Mechanically, a terminus is just a formal way to make an encounter longer. Normal guidelines apply: keep in mind the normal rules for guidelines regarding encounter length and add the time it will take to complete the terminus to the time it will take to complete the primary objective when preparing the encounter. You will want to make sure that the opposition involved is dangerous enough that fulfilling the terminus objective is more desirable than killing everything on the field, but so long as you are simply lengthening a fight, you don’t need to alter your encounter design.

However, you may want to throw in additional forces when the initial objective is completed. There are many narrative reasons to do this, but it makes the mechanics of the encounter significantly trickier to balance. In effect, what you’ve done is created two encounters that occur with no downtime between them. However, there is the additional complication that an unknown number of creatures and status effects from the first encounter will be part of the second.

There isn’t an elegant way to solve this. You could calculate the hostiles to add to the encounter based on how many are left when the objective is completed, but this can be time intensive at the table. You could be conservative with the new threats added to the encounter, but that risks the terminus being unsatisfying or the players simply killing their way out.

My recommendation is a mix of these approaches. Design the enemies for the terminus as if it were a complete encounter. However, once the primary objective is completed, only add part of these new threats to the fight. If your players are doing well, introduce a quarter to a third of the encounter each turn. If they’ve slaughtered all opposition, go as high as half. If they’re doing particularly badly, stay at a quarter or below. This should let you keep up pressure without overwhelming your players.
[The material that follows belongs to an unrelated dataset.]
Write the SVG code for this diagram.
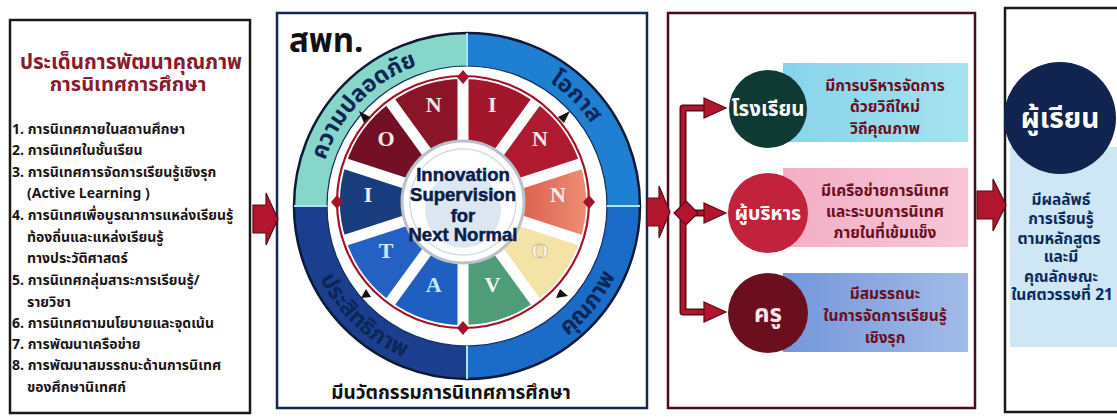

While we’ve talked extensively about limitations, the reasons you want to put a terminus in your encounters are largely narrative. They broaden the options available for skirmish-based encounter design and can facilitate combat storytelling in a manner that 5th Edition combat often struggles with.

A terminus can shape the narrative of a fight simply in the fact that it exists. Entering a fight knowing that they have a desperate escape afterward can prompt hard decisions from your players as can harsh time limits to get additional information or loot. It’s a good place to put side objectives—things like killing a hated foe, saving an imperiled NPC, or deciding to prioritize the party or personal gain—and a natural turning point in the story of a fight. The initiation of the terminus can represent the party moving from offense to defense or vice versa, a victorious denouement to a hard-fought battle or a last-minute reversal.

Finally, the terminus does not have to be public before it comes into play. The dramatic strength of having a staunch ally betray the party in their moment of triumph or a demonic warlord burst onto the scene as the party has just cut off his army from entering the material realm cannot be overstated.